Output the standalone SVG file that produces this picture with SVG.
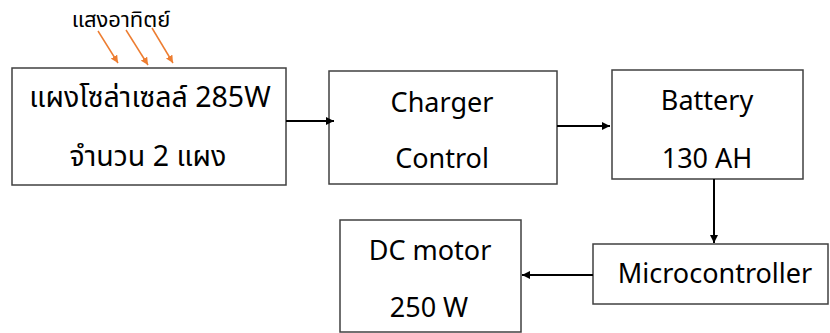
<svg xmlns="http://www.w3.org/2000/svg" width="830" height="333" viewBox="0 0 830 333">
<style>
.box{fill:#fff;stroke:#404040;stroke-width:1.5}
.t{font-family:"Noto Sans Thai","Noto Sans","DejaVu Sans",sans-serif;font-size:27px;fill:#000;text-anchor:middle}
.th{font-size:28.5px}
.s{font-size:22px}
.c{stroke:#000;stroke-width:2;fill:none}
.o{stroke:#ED7D31;stroke-width:1.5;fill:none}
</style>
<defs>
<marker id="a" viewBox="0 0 10 10" refX="10" refY="5" markerWidth="4" markerHeight="4" orient="auto"><path d="M0,0L10,5L0,10z" fill="#000"/></marker>
<marker id="ao" viewBox="0 0 10 10" refX="10" refY="5" markerWidth="5" markerHeight="5" orient="auto"><path d="M0,0L10,5L0,10z" fill="#ED7D31"/></marker>
</defs>
<g id="sun">
<text class="t s" x="121" y="27">แสงอาทิตย์</text>
</g>
<g id="solar">
<rect class="box" x="12" y="68" width="274" height="117"/>
<text class="t th" x="150" y="107">แผงโซล่าเซลล์ 285W</text>
<text class="t th" x="148" y="166">จำนวน 2 แผง</text>
</g>
<g id="charger">
<rect class="box" x="329" y="71" width="228" height="113"/>
<text class="t" x="442" y="112">Charger</text>
<text class="t" x="442" y="168">Control</text>
</g>
<g id="battery">
<rect class="box" x="612" y="70" width="191" height="109"/>
<text class="t" x="707" y="110">Battery</text>
<text class="t" x="707" y="168">130 AH</text>
</g>
<g id="micro">
<rect class="box" x="593" y="244" width="235" height="60"/>
<text class="t" x="715" y="283">Microcontroller</text>
</g>
<g id="motor">
<rect class="box" x="340" y="220" width="181" height="112"/>
<text class="t" x="430" y="260">DC motor</text>
<text class="t" x="429" y="317">250 W</text>
</g>
<g id="connectors">
<line class="c" x1="286" y1="121" x2="334" y2="121" marker-end="url(#a)"/>
<line class="c" x1="557" y1="126" x2="610" y2="126" marker-end="url(#a)"/>
<line class="c" x1="714" y1="179" x2="714" y2="243" marker-end="url(#a)"/>
<line class="c" x1="593" y1="275" x2="522" y2="275" marker-end="url(#a)"/>
<line class="o" x1="98" y1="31" x2="118" y2="63" marker-end="url(#ao)"/>
<line class="o" x1="126" y1="30" x2="148" y2="65" marker-end="url(#ao)"/>
<line class="o" x1="152" y1="28" x2="173" y2="63" marker-end="url(#ao)"/>
</g>
</svg>
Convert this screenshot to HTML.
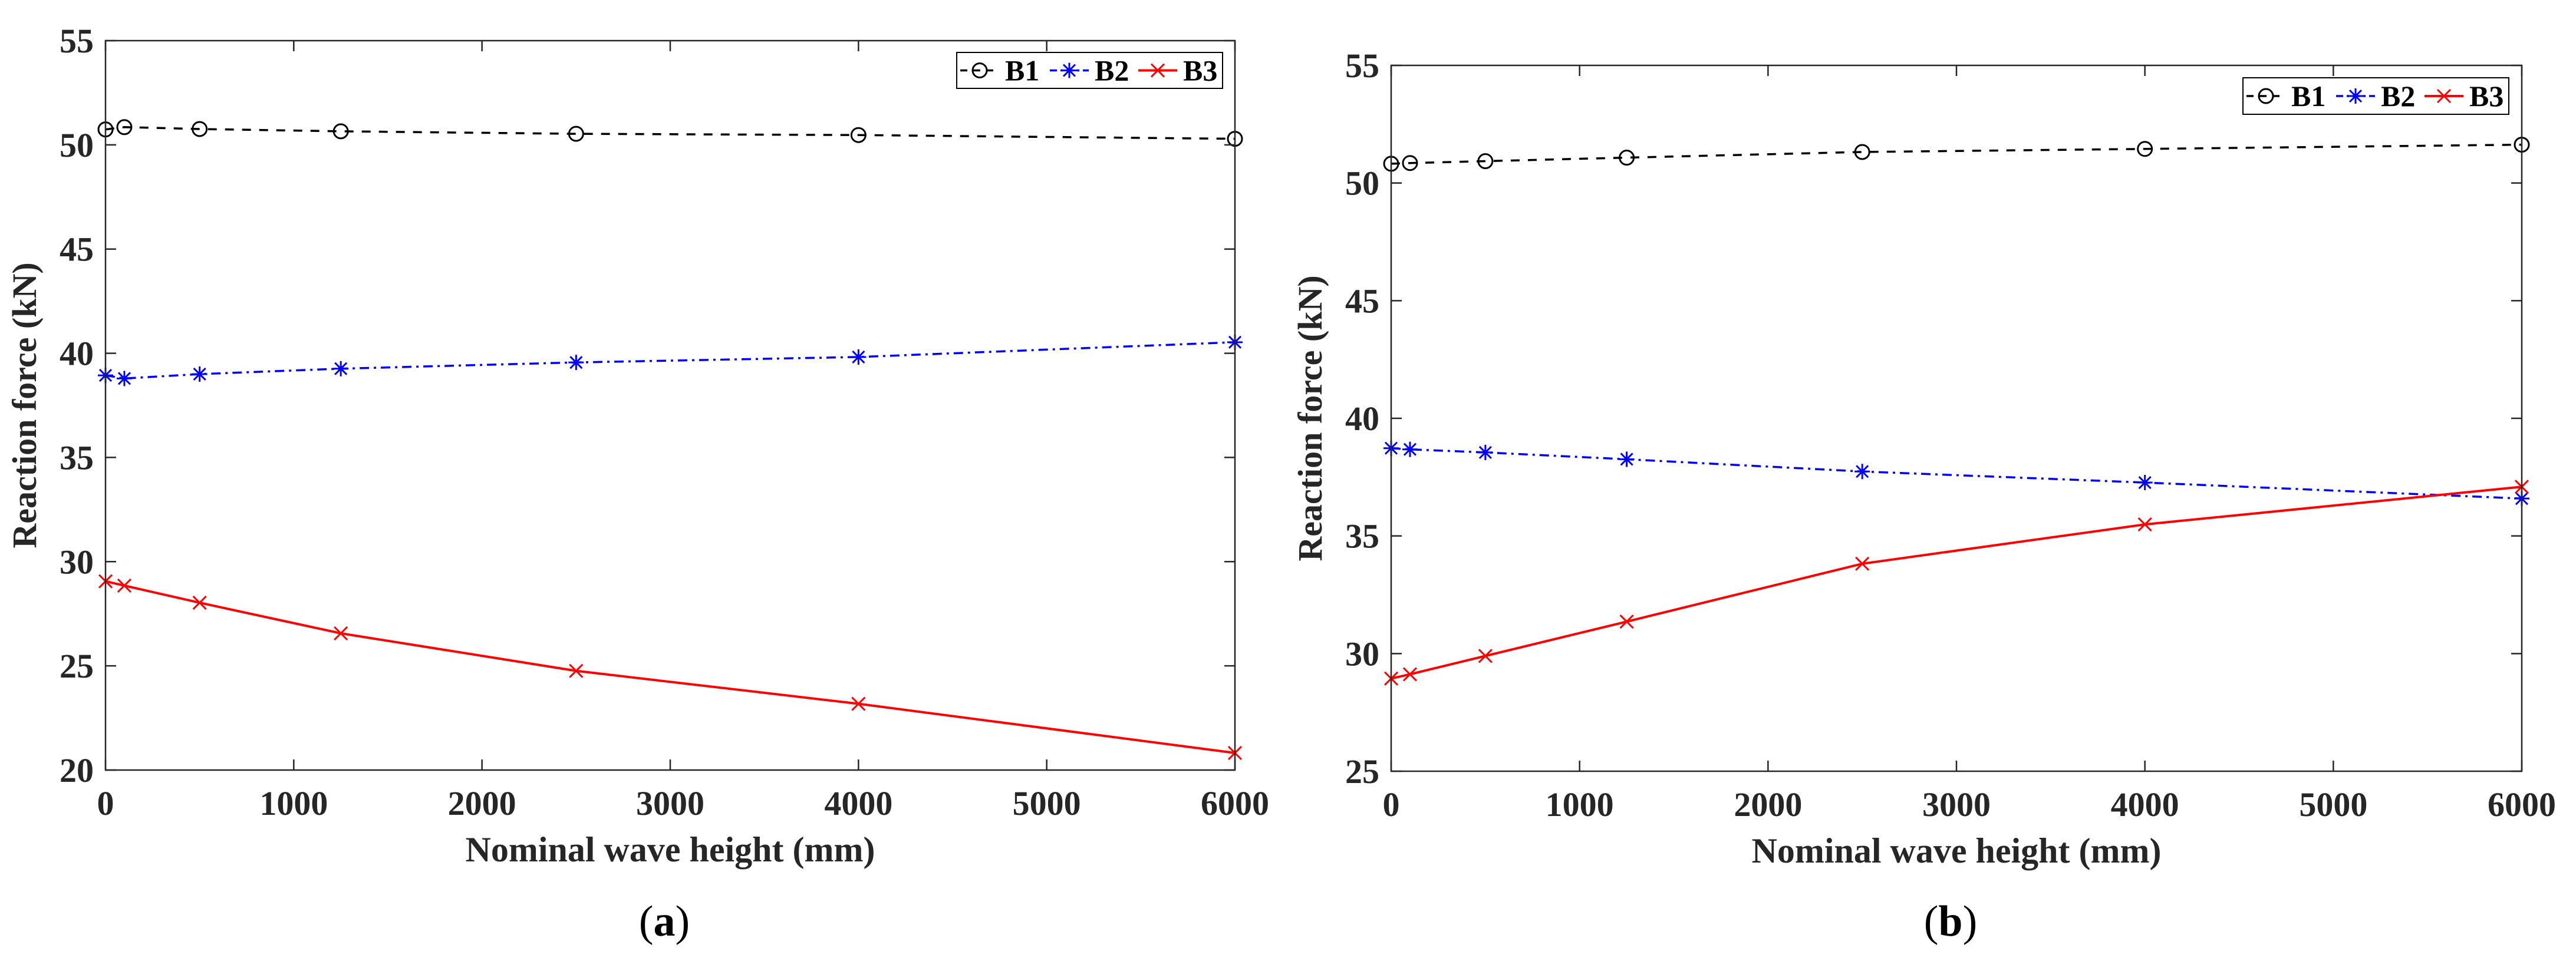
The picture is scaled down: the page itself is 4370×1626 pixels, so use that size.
<!DOCTYPE html>
<html><head><meta charset="utf-8"><style>
html,body{margin:0;padding:0;background:#fff;}
svg{display:block;font-family:"Liberation Serif",serif;}
</style></head><body>
<svg id="chart" width="4370" height="1626" viewBox="0 0 4370 1626" xmlns="http://www.w3.org/2000/svg"></svg>
<script>
const xValues = [0, 100, 500, 1250, 2500, 4000, 6000];
const xTicks = [0, 1000, 2000, 3000, 4000, 5000, 6000];
const seriesNames = ["B1", "B2", "B3"];
const aB1 = [50.74, 50.85, 50.76, 50.65, 50.53, 50.47, 50.29];
const aB2 = [38.94, 38.79, 39.0, 39.26, 39.56, 39.82, 40.53];
const aB3 = [29.06, 28.85, 28.03, 26.56, 24.76, 23.18, 20.82];
const bB1 = [50.82, 50.85, 50.93, 51.08, 51.32, 51.45, 51.63];
const bB2 = [38.73, 38.68, 38.55, 38.26, 37.74, 37.27, 36.59];
const bB3 = [28.94, 29.12, 29.9, 31.36, 33.82, 35.49, 37.09];
const aYTicks = [20, 25, 30, 35, 40, 45, 50, 55];
const bYTicks = [25, 30, 35, 40, 45, 50, 55];

const NS = "http://www.w3.org/2000/svg";
const svg = document.getElementById('chart');
function mk(tag, attrs, parent) {
  const e = document.createElementNS(NS, tag);
  for (const k in attrs) e.setAttribute(k, attrs[k]);
  (parent || svg).appendChild(e);
  return e;
}
const styles = [
  {color: "#000000", dash: "15 14", width: 3.5, marker: "circle"},
  {color: "#0000ff", dash: "16 8 4 8", width: 3.5, marker: "star"},
  {color: "#ff0000", dash: "none", width: 4, marker: "x"}
];
function marker(g, type, x, y, color) {
  if (type === "circle") {
    const c = mk('circle', {cx: x, cy: y, r: 12, fill: "none", stroke: color, "stroke-width": 3}, g);
    
    
  } else if (type === "x") {
    const p = mk('path', {d: `M${x-11},${y-11}L${x+11},${y+11}M${x-11},${y+11}L${x+11},${y-11}`, stroke: color, "stroke-width": 3, fill: "none"}, g);
    
    
  } else {
    const p = mk('path', {d: `M${x-13},${y}L${x+13},${y}M${x},${y-13}L${x},${y+13}M${x-10},${y-10}L${x+10},${y+10}M${x-10},${y+10}L${x+10},${y-10}`, stroke: color, "stroke-width": 3, fill: "none"}, g);
    
    
  }
}
function panel(id, L, R, T, B, ymin, ymax, yTicks, series, legend, caption) {
  const g = mk('g', {});
  
  
  const sx = v => L + (v - 0) / 6000 * (R - L);
  const sy = v => B - (v - ymin) / (ymax - ymin) * (B - T);
  series.forEach((vals, si) => {
    const st = styles[si];
    const sg = mk('g', {}, g);
    
    
    const pts = vals.map((v, i) => sx(xValues[i]) + "," + sy(v)).join(" ");
    const pl = mk('polyline', {points: pts, fill: "none", stroke: st.color, "stroke-width": st.width, "stroke-dasharray": st.dash}, sg);
    
    
    vals.forEach((v, i) => marker(sg, st.marker, sx(xValues[i]), sy(v), st.color));
  });
  const box = mk('rect', {x: L, y: T, width: R - L, height: B - T, fill: "none", stroke: "#262626", "stroke-width": 2.5}, g);
  
  
  xTicks.forEach(t => {
    const x = sx(t);
    mk('path', {d: `M${x},${B}L${x},${B-18}M${x},${T}L${x},${T+18}`, stroke: "#262626", "stroke-width": 2.5}, g);
    const tx = mk('text', {x: x, y: B + 76, "text-anchor": "middle", "font-size": 58, "font-weight": "bold", fill: "#262626"}, g);
    tx.textContent = t;
    
    
  });
  yTicks.forEach(t => {
    const y = sy(t);
    mk('path', {d: `M${L},${y}L${L+18},${y}M${R},${y}L${R-18},${y}`, stroke: "#262626", "stroke-width": 2.5}, g);
    const tx = mk('text', {x: L - 20, y: y + 20, "text-anchor": "end", "font-size": 58, "font-weight": "bold", fill: "#262626"}, g);
    tx.textContent = t;
    
    
  });
  const xl = mk('text', {x: (L + R) / 2, y: B + 155, "text-anchor": "middle", "font-size": 60, "font-weight": "bold", fill: "#262626"}, g);
  xl.textContent = "Nominal wave height (mm)";
  
  
  const yc = (T + B) / 2;
  const yl = mk('text', {x: L - 118, y: yc, "text-anchor": "middle", "font-size": 58, "font-weight": "bold", fill: "#262626", transform: `rotate(-90 ${L-118} ${yc})`}, g);
  yl.textContent = "Reaction force (kN)";
  
  
  const lg = mk('g', {}, g);
  
  
  const lb = mk('rect', {x: legend.x0, y: legend.y0, width: legend.x1 - legend.x0, height: legend.y1 - legend.y0, fill: "#fff", stroke: "#000", "stroke-width": 2}, lg);
  
  
  const ly = (legend.y0 + legend.y1) / 2;
  const offs = [6, 158, 308];
  seriesNames.forEach((n, si) => {
    const st = styles[si];
    const eg = mk('g', {}, lg);
    
    
    const x = legend.x0 + offs[si];
    mk('line', {x1: x, y1: ly, x2: x + 66, y2: ly, stroke: st.color, "stroke-width": st.width, "stroke-dasharray": si === 0 ? "12 10" : (si === 1 ? "12 6 4 6" : "none")}, eg);
    marker(eg, st.marker, x + 33, ly, st.color);
    const t = mk('text', {x: x + 76, y: ly + 17, "font-size": 50, "font-weight": "bold", fill: "#000"}, eg);
    t.textContent = n;
  });
  const cap = mk('text', {x: (L + R) / 2 - 10, y: 1588, "text-anchor": "middle", "font-size": 74, fill: "#000"}, g);
  cap.innerHTML = '(<tspan font-weight="bold">' + caption + '</tspan>)';
  
  
}
panel('a', 179, 2095, 69, 1307, 20, 55, aYTicks, [aB1, aB2, aB3], {x0: 1623, x1: 2074, y0: 89, y1: 150}, 'a');
panel('b', 2360, 4278, 111, 1309, 25, 55, bYTicks, [bB1, bB2, bB3], {x0: 3805, x1: 4256, y0: 132, y1: 194}, 'b');
</script>
</body></html>
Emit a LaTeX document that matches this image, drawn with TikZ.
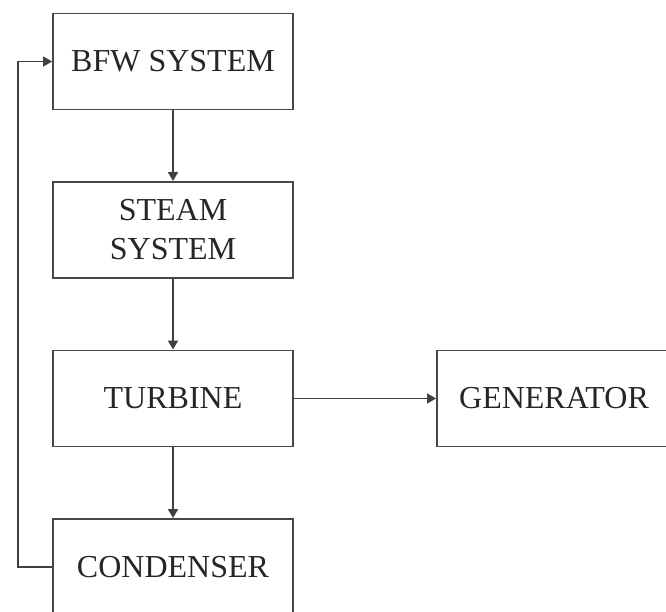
\documentclass[tikz,border=0pt]{standalone}
\usepackage{fontspec}
\setmainfont{Liberation Serif}
\usetikzlibrary{arrows.meta}
\begin{document}
\begin{tikzpicture}[x=1pt,y=-1pt,
  blk/.style={draw=black!72, line width=1.9pt, fill=white, inner sep=0pt,
    minimum width=240pt, minimum height=96pt, align=center, text=black!85,
    font=\fontsize{32}{39}\selectfont},
  conn/.style={draw=black!75, line width=1.7pt, -{Triangle[width=10pt,length=9pt]}}]
\useasboundingbox (0,0) rectangle (666,612);
\clip (0,0) rectangle (666,612);
\node[blk] (bfw) at (173,61.5) {BFW SYSTEM};
\node[blk] (steam) at (173,230) {STEAM\\SYSTEM};
\node[blk] (turb) at (173,398.5) {TURBINE};
\node[blk] (cond) at (173,567) {CONDENSER};
\node[blk, minimum width=234pt] (gen) at (554,398.5) {GENERATOR};
\draw[conn] (bfw) -- (steam);
\draw[conn] (steam) -- (turb);
\draw[conn] (turb) -- (cond);
\draw[conn] (turb) -- (gen);
\draw[conn] (cond.west) -- ++(-34,0) |- (bfw.west);
\end{tikzpicture}
\end{document}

— Short exercise —
Begin with the line where "Convert this screenshot to HTML." appears and end with the line where "const bYTicks = [25, 30, 35, 40, 45, 50, 55];" appears. Copy only that stretch, exactly, with no pictures.

— Output of the exercise —
Convert this screenshot to HTML.
The picture is scaled down: the page itself is 4370×1626 pixels, so use that size.
<!DOCTYPE html>
<html><head><meta charset="utf-8"><style>
html,body{margin:0;padding:0;background:#fff;}
svg{display:block;font-family:"Liberation Serif",serif;}
</style></head><body>
<svg id="chart" width="4370" height="1626" viewBox="0 0 4370 1626" xmlns="http://www.w3.org/2000/svg"></svg>
<script>
const xValues = [0, 100, 500, 1250, 2500, 4000, 6000];
const xTicks = [0, 1000, 2000, 3000, 4000, 5000, 6000];
const seriesNames = ["B1", "B2", "B3"];
const aB1 = [50.74, 50.85, 50.76, 50.65, 50.53, 50.47, 50.29];
const aB2 = [38.94, 38.79, 39.0, 39.26, 39.56, 39.82, 40.53];
const aB3 = [29.06, 28.85, 28.03, 26.56, 24.76, 23.18, 20.82];
const bB1 = [50.82, 50.85, 50.93, 51.08, 51.32, 51.45, 51.63];
const bB2 = [38.73, 38.68, 38.55, 38.26, 37.74, 37.27, 36.59];
const bB3 = [28.94, 29.12, 29.9, 31.36, 33.82, 35.49, 37.09];
const aYTicks = [20, 25, 30, 35, 40, 45, 50, 55];
const bYTicks = [25, 30, 35, 40, 45, 50, 55];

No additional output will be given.